EUDI: Extract Tabular Data From Any File

PDF format is a de facto standard for exchanging documents or archiving information since PDF files are non editable and the document layout is preserved.

For this reason, most of statistical data like corporate annual reports, stock performance, sale figures, etc are available only in the form of PDF files.

But a common problem associated with PDF is that it becomes very difficult to extract data from them. Though there are some workarounds and tools to extract text out of PDF files, they fail to preserve the original document layout.

Say, the account department sends you the annual salary sheet in PDF which you want to export to Excel and do some analysis. Or the sales people send their weekly sales report in a plain text email that you like to represent as charts in Excel or even Microsoft Word.

Cogniview, an Israel based company, have released EUDI 1.0, a data extraction software that works with PDF or with any Windows Application that has the Print feature.

Like Acrobat, EUDI [End User Data Integrator] installs as a printer on your machine. When you want to extract data from PDF, Windows CHM Help files, Notepad files or even Web-based Email, just print the file or browser window using the EUDI printer.
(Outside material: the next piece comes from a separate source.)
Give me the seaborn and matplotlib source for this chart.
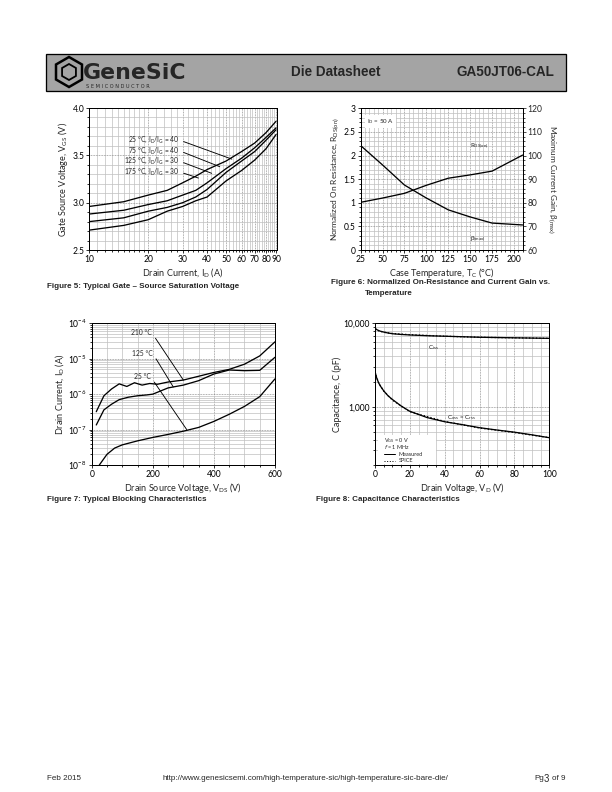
import numpy as np
import pandas as pd
import matplotlib
matplotlib.use('Agg')
import matplotlib.pyplot as plt
import matplotlib.ticker as mticker
from matplotlib.patches import Rectangle, RegularPolygon
import seaborn as sns

#---------------data----------------------------------------
# Figure 5: gate-source saturation voltage vs drain current
id_amps = [10, 15, 20, 25, 30, 35, 40, 50, 60, 70, 80, 90]
vgs_25c = [2.96, 3.01, 3.08, 3.13, 3.21, 3.28, 3.35, 3.44, 3.54, 3.63, 3.74, 3.86]
vgs_75c = [2.88, 2.92, 2.98, 3.02, 3.08, 3.13, 3.21, 3.36, 3.47, 3.58, 3.69, 3.79]
vgs_125c = [2.80, 2.84, 2.91, 2.95, 3.00, 3.06, 3.14, 3.32, 3.44, 3.54, 3.66, 3.77]
vgs_175c = [2.71, 2.76, 2.82, 2.91, 2.96, 3.02, 3.06, 3.23, 3.34, 3.45, 3.57, 3.72]
fig5_labels = ['25 °C, I$_D$/I$_G$ = 40', '75 °C, I$_D$/I$_G$ = 40',
               '125 °C, I$_D$/I$_G$ = 30', '175 °C, I$_D$/I$_G$ = 30']

# Figure 6: normalized on-resistance and current gain vs temperature
case_temp = [25, 50, 75, 100, 125, 150, 175, 210]
rds_on_norm = [1.01, 1.10, 1.20, 1.37, 1.52, 1.59, 1.67, 2.01]
beta_max = [104.2, 96.0, 87.5, 82.0, 77.0, 74.0, 71.4, 70.6]

# Figure 7: blocking characteristics
vds_210 = [15, 40, 65, 90, 115, 140, 165, 190, 215, 250, 300, 350, 400, 450, 500, 550, 600]
id_210 = [3.2e-7, 9e-7, 1.4e-6, 1.95e-6, 1.65e-6, 2.1e-6, 1.8e-6, 2.0e-6, 1.9e-6,
          2.2e-6, 2.5e-6, 3.2e-6, 4.1e-6, 5.0e-6, 7.0e-6, 1.2e-5, 3.0e-5]
vds_125 = [15, 40, 65, 90, 120, 150, 180, 200, 250, 300, 350, 400, 450, 500, 550, 600]
id_125 = [1.35e-7, 3.6e-7, 5.2e-7, 7e-7, 8.2e-7, 9e-7, 9.5e-7, 1.0e-6, 1.5e-6,
          1.8e-6, 2.4e-6, 3.7e-6, 4.8e-6, 4.6e-6, 4.7e-6, 1.1e-5]
vds_25 = [25, 50, 75, 100, 150, 200, 250, 300, 350, 400, 450, 500, 550, 600]
id_25 = [1e-8, 2e-8, 3e-8, 3.7e-8, 4.8e-8, 6e-8, 7.3e-8, 9e-8, 1.15e-7, 1.7e-7,
         2.7e-7, 4.5e-7, 8.5e-7, 2.7e-6]

# Figure 8: capacitance vs drain voltage
vd = [0, 1, 2, 3, 5, 7.5, 10, 15, 20, 30, 40, 50, 60, 70, 80, 90, 100]
ciss_meas = [8700, 8400, 8200, 8050, 7850, 7650, 7500, 7350, 7250, 7100, 7000, 6900, 6800, 6750, 6700, 6650, 6600]
coss_meas = [2650, 2200, 1950, 1780, 1550, 1350, 1220, 1020, 880, 740, 660, 610, 560, 525, 495, 460, 425]
vd_spice = [0, 2, 5, 10, 20, 40, 60, 80, 100]
ciss_spice = [8650, 8150, 7800, 7550, 7300, 7000, 6800, 6700, 6600]
coss_spice = [2600, 1950, 1540, 1200, 870, 665, 555, 490, 425]

#---------------style-----------------
sns.set_style('ticks')
plt.rcParams['font.family'] = ['Lato', 'DejaVu Sans']
plt.rcParams['mathtext.default'] = 'regular'

W, H = 612, 792
fig = plt.figure(figsize=(W / 72, H / 72), dpi=72)


def box(l, t, r, b):
    # pixel box (top-left origin) -> figure fraction
    return [l / W, 1 - b / H, (r - l) / W, (b - t) / H]


def ftext(x, y, s, **kw):
    fig.text(x / W, 1 - y / H, s, **kw)


def style_axes(ax):
    for s in ax.spines.values():
        s.set_color('black')
        s.set_linewidth(1.0)
    ax.tick_params(which='both', direction='out', width=0.8, labelsize=8.5, pad=2, colors='black')
    ax.tick_params(which='major', length=3)
    ax.tick_params(which='minor', length=2)
    ax.grid(which='minor', color='#c0c0c0', lw=0.7, ls='-')
    ax.grid(which='major', color='#888888', lw=0.8, ls=(0, (1, 1)))
    ax.set_axisbelow(True)


line_kw = dict(color='black', lw=1.3, legend=False)
lbl_kw = dict(fontsize=9, labelpad=2)
cap_kw = dict(fontsize=8, fontweight='bold', family='Liberation Sans', va='center')
note = 6.8

#---------------header-----------------
ax_bg = fig.add_axes([0, 0, 1, 1], zorder=-5)
ax_bg.set_xlim(0, W)
ax_bg.set_ylim(H, 0)
ax_bg.axis('off')
ax_bg.add_patch(Rectangle((46, 54), 520, 37, facecolor='#a4a4a4', edgecolor='black', lw=1.3))
ax_bg.add_patch(RegularPolygon((69, 72), 6, radius=15, facecolor='none', edgecolor='black', lw=2.5))
ax_bg.add_patch(RegularPolygon((69, 72), 6, radius=8, facecolor='none', edgecolor='black', lw=1.8))
ftext(83, 73, 'GeneSiC', fontsize=22, fontweight='bold', family='DejaVu Sans', va='center')
ftext(86, 87, 'S E M I C O N D U C T O R', fontsize=5, family='DejaVu Sans', va='center')
ftext(336, 72, 'Die Datasheet', fontsize=13.5, fontweight='bold', family='Liberation Sans', ha='center', va='center')
ftext(554, 72, 'GA50JT06-CAL', fontsize=13.5, fontweight='bold', family='Liberation Sans', ha='right', va='center')

#---------------figure 5-----------------
ax5 = fig.add_axes(box(89.3, 108, 277, 250))
df5 = pd.DataFrame({'I_D': id_amps, '25': vgs_25c, '75': vgs_75c, '125': vgs_125c, '175': vgs_175c})
for col in ['25', '75', '125', '175']:
    sns.lineplot(data=df5, x='I_D', y=col, ax=ax5, **line_kw)
ax5.set_xscale('log')
ax5.set_xlim(10, 91)
ax5.set_ylim(2.5, 4.0)
ax5.xaxis.set_major_locator(mticker.FixedLocator([10, 20, 30, 40, 50, 60, 70, 80, 90]))
ax5.xaxis.set_major_formatter(mticker.FixedFormatter(['10', '20', '30', '40', '50', '60', '70', '80', '90']))
minor5 = [v for v in list(range(11, 20)) + list(range(22, 91, 2)) if v % 10]
ax5.xaxis.set_minor_locator(mticker.FixedLocator(minor5))
ax5.xaxis.set_minor_formatter(mticker.NullFormatter())
ax5.yaxis.set_major_locator(mticker.MultipleLocator(0.5))
ax5.yaxis.set_minor_locator(mticker.MultipleLocator(0.1))
ax5.yaxis.set_major_formatter(mticker.FormatStrFormatter('%.1f'))
style_axes(ax5)
ax5.set_xlabel('Drain Current, I$_D$ (A)', **lbl_kw)
ax5.set_ylabel('Gate Source Voltage, V$_{GS}$ (V)', **lbl_kw)

lab_y5 = [3.662, 3.549, 3.44, 3.327]
end_pts5 = [(53.5, 3.46), (46.4, 3.38), (42.2, 3.31), (36.1, 3.26)]
for lab, ly, (ex, ey) in zip(fig5_labels, lab_y5, end_pts5):
    ax5.annotate(lab, xy=(ex, ey), xytext=(28.8, ly), fontsize=note, ha='right', va='center',
                 arrowprops=dict(arrowstyle='-', lw=0.9, color='black', relpos=(1, 0.5),
                                 shrinkA=2, shrinkB=0))

ftext(47, 287, 'Figure 5: Typical Gate – Source Saturation Voltage', **cap_kw)

#---------------figure 6-----------------
ax6 = fig.add_axes(box(360.7, 108.3, 522.7, 250))
ax6b = ax6.twinx()
df6 = pd.DataFrame({'T_C': case_temp, 'R_DS(on)': rds_on_norm, 'beta': beta_max})
sns.lineplot(data=df6, x='T_C', y='R_DS(on)', ax=ax6, **line_kw)
sns.lineplot(data=df6, x='T_C', y='beta', ax=ax6b, **line_kw)
ax6.set_xlim(25, 210)
ax6.set_ylim(0, 3)
ax6b.set_ylim(60, 120)
ax6.xaxis.set_major_locator(mticker.FixedLocator([25, 50, 75, 100, 125, 150, 175, 200]))
ax6.xaxis.set_minor_locator(mticker.MultipleLocator(5))
ax6.yaxis.set_major_locator(mticker.MultipleLocator(0.5))
ax6.yaxis.set_minor_locator(mticker.MultipleLocator(0.1))
ax6.yaxis.set_major_formatter(mticker.FormatStrFormatter('%g'))
ax6b.yaxis.set_major_locator(mticker.MultipleLocator(10))
ax6b.yaxis.set_minor_locator(mticker.MultipleLocator(2))
style_axes(ax6)
ax6b.tick_params(which='both', direction='out', width=0.8, labelsize=8.5, pad=2)
ax6b.tick_params(which='major', length=3)
ax6b.tick_params(which='minor', length=2)
ax6b.grid(False)
for s in ax6b.spines.values():
    s.set_color('black')
    s.set_linewidth(1.0)
ax6.set_xlabel('Case Temperature, T$_C$ (°C)', **lbl_kw)
ax6.set_ylabel('Normalized On Resistance, R$_{DS(on)}$', fontsize=8.3, labelpad=3)
ax6b.set_ylabel('Maximum Current Gain, β$_{(max)}$', fontsize=8.3, rotation=270, va='bottom', labelpad=3)
ax6.text(32, 2.72, 'I$_D$ = 50 A', fontsize=6.3, va='center',
         bbox=dict(facecolor='white', edgecolor='none', pad=2))
ax6.text(161, 2.19, 'R$_{DS(on)}$', fontsize=6.3, ha='center', va='center')
ax6.text(159, 0.23, 'β$_{(max)}$', fontsize=6.3, ha='center', va='center')

ftext(331, 283, 'Figure 6: Normalized On-Resistance and Current Gain vs.', **cap_kw)
ftext(365, 293, 'Temperature', **cap_kw)

#---------------figure 7-----------------
ax7 = fig.add_axes(box(91.7, 323.3, 275, 465))
sns.lineplot(x=vds_210, y=id_210, ax=ax7, **line_kw)
sns.lineplot(x=vds_125, y=id_125, ax=ax7, **line_kw)
sns.lineplot(x=vds_25, y=id_25, ax=ax7, **line_kw)
ax7.set_yscale('log')
ax7.set_xlim(0, 600)
ax7.set_ylim(1e-8, 1e-4)
ax7.xaxis.set_major_locator(mticker.MultipleLocator(200))
ax7.xaxis.set_minor_locator(mticker.MultipleLocator(50))
ax7.yaxis.set_major_locator(mticker.LogLocator(base=10, numticks=10))
ax7.yaxis.set_minor_locator(mticker.LogLocator(base=10, subs=np.arange(2, 10), numticks=10))
ax7.yaxis.set_minor_formatter(mticker.NullFormatter())
style_axes(ax7)
ax7.set_xlabel('Drain Source Voltage, V$_{DS}$ (V)', **lbl_kw)
ax7.set_ylabel('Drain Current, I$_D$ (A)', **lbl_kw)
fig7_labels = ['210 °C', '125 °C', '25 °C']
lab_pos7 = [(197, 10 ** -4.27), (199, 10 ** -4.84), (193, 10 ** -5.51)]
end_pts7 = [(300, 2.5e-6), (267, 1.6e-6), (311, 1.0e-7)]
for lab, (tx, ty), (ex, ey) in zip(fig7_labels, lab_pos7, end_pts7):
    ax7.annotate(lab, xy=(ex, ey), xytext=(tx, ty), fontsize=note, ha='right', va='center',
                 arrowprops=dict(arrowstyle='-', lw=0.9, color='black', relpos=(1, 0.5),
                                 shrinkA=2, shrinkB=0))

ftext(47, 500, 'Figure 7: Typical Blocking Characteristics', **cap_kw)

#---------------figure 8-----------------
ax8 = fig.add_axes(box(375, 323.3, 549.3, 465))
sns.lineplot(x=vd, y=ciss_meas, ax=ax8, **line_kw)
sns.lineplot(x=vd, y=coss_meas, ax=ax8, **line_kw)
sns.lineplot(x=vd_spice, y=ciss_spice, ax=ax8, color='black', lw=1.3, ls=':', legend=False)
sns.lineplot(x=vd_spice, y=coss_spice, ax=ax8, color='black', lw=1.3, ls=':', legend=False)
ax8.set_yscale('log')
ax8.set_xlim(0, 100)
ax8.set_ylim(200, 10000)
ax8.xaxis.set_major_locator(mticker.MultipleLocator(20))
ax8.xaxis.set_minor_locator(mticker.MultipleLocator(5))
ax8.yaxis.set_major_locator(mticker.FixedLocator([1000, 10000]))
ax8.yaxis.set_major_formatter(mticker.FixedFormatter(['1,000', '10,000']))
ax8.yaxis.set_minor_locator(mticker.FixedLocator([200, 300, 400, 500, 600, 700, 800, 900,
                                                  2000, 3000, 4000, 5000, 6000, 7000, 8000, 9000]))
ax8.yaxis.set_minor_formatter(mticker.NullFormatter())
style_axes(ax8)
ax8.set_xlabel('Drain Voltage, V$_D$ (V)', **lbl_kw)
ax8.set_ylabel('Capacitance, C (pF)', **lbl_kw)
ax8.text(33.4, 5150, 'C$_{iss}$', fontsize=6.3, ha='center', va='center')
ax8.text(49.7, 745, 'C$_{oss}$ = C$_{rss}$', fontsize=6.3, ha='center', va='center')
# legend block
ax8.add_patch(Rectangle((0.02, 0.005), 0.33, 0.205, transform=ax8.transAxes,
                        facecolor='white', edgecolor='none', zorder=1.5))
leg_fs = 5.5
leg_rows = [0.175, 0.125, 0.077, 0.031]
ax8.text(0.05, leg_rows[0], 'V$_{GS}$ = 0 V', transform=ax8.transAxes, fontsize=leg_fs, va='center', zorder=3)
ax8.text(0.05, leg_rows[1], '$\\it{f}$ = 1 MHz', transform=ax8.transAxes, fontsize=leg_fs, va='center', zorder=3)
ax8.plot([0.05, 0.115], [leg_rows[2]] * 2, transform=ax8.transAxes, color='black', lw=1.0, zorder=3)
ax8.text(0.135, leg_rows[2], 'Measured', transform=ax8.transAxes, fontsize=leg_fs, va='center', zorder=3)
ax8.plot([0.05, 0.115], [leg_rows[3]] * 2, transform=ax8.transAxes, color='black', lw=1.0, ls=':', zorder=3)
ax8.text(0.135, leg_rows[3], 'SPICE', transform=ax8.transAxes, fontsize=leg_fs, va='center', zorder=3)

ftext(316, 500, 'Figure 8: Capacitance Characteristics', **cap_kw)

#---------------footer-----------------
foot_kw = dict(fontsize=8, family='Liberation Sans', va='center')
ftext(47, 779, 'Feb 2015', **foot_kw)
ftext(305, 779, 'http://www.genesicsemi.com/high-temperature-sic/high-temperature-sic-bare-die/',
      ha='center', **foot_kw)
ftext(534, 779, 'Pg', **foot_kw)
ftext(544, 778.5, '3', fontsize=9.5, family='Liberation Sans', va='center')
ftext(552, 779, 'of 9', **foot_kw)

fig.savefig('out.png', dpi=72)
The document then opens inside EUDI PDF to Excel conversion software where you visually mark the area using mouse that you want to extract. EUDI is smart enough to recognize the table layout and formatting and will automatically split the selected area into rows and columns.

It draws a marquee around the detected rows and columns. If there's a mistake in automatic detection, you can change manually like you do with Cell Selections in Microsoft Excel - Merge Cells, Split Rows/Columns or even Delete them.

The extracted text results are shown in real time in the bottom pane. Once you are satisfied with the adjusted layout, you can either export it to Microsoft Word, Excel or just copy to the clipboard. The file can also be saved in EUDI specific format for editing and exporting later.

EUDI's user interface is very intuitive and you can immediately get started without even reading the help manual. There's also a nice video screencast on their website if you like to see the software in action.

Download EUDI - This Windows-only software supports Office 97, 2000, XP and 2003. Product Activation is mandatory for using the software. It can be done online or via Fax/E-mail.

Don't confuse EUDI with an OCR software like OmniPage or Abby FineReader. EUDI will extract only the data that was embedded as text, it won't interpret a graphic image like a text logo.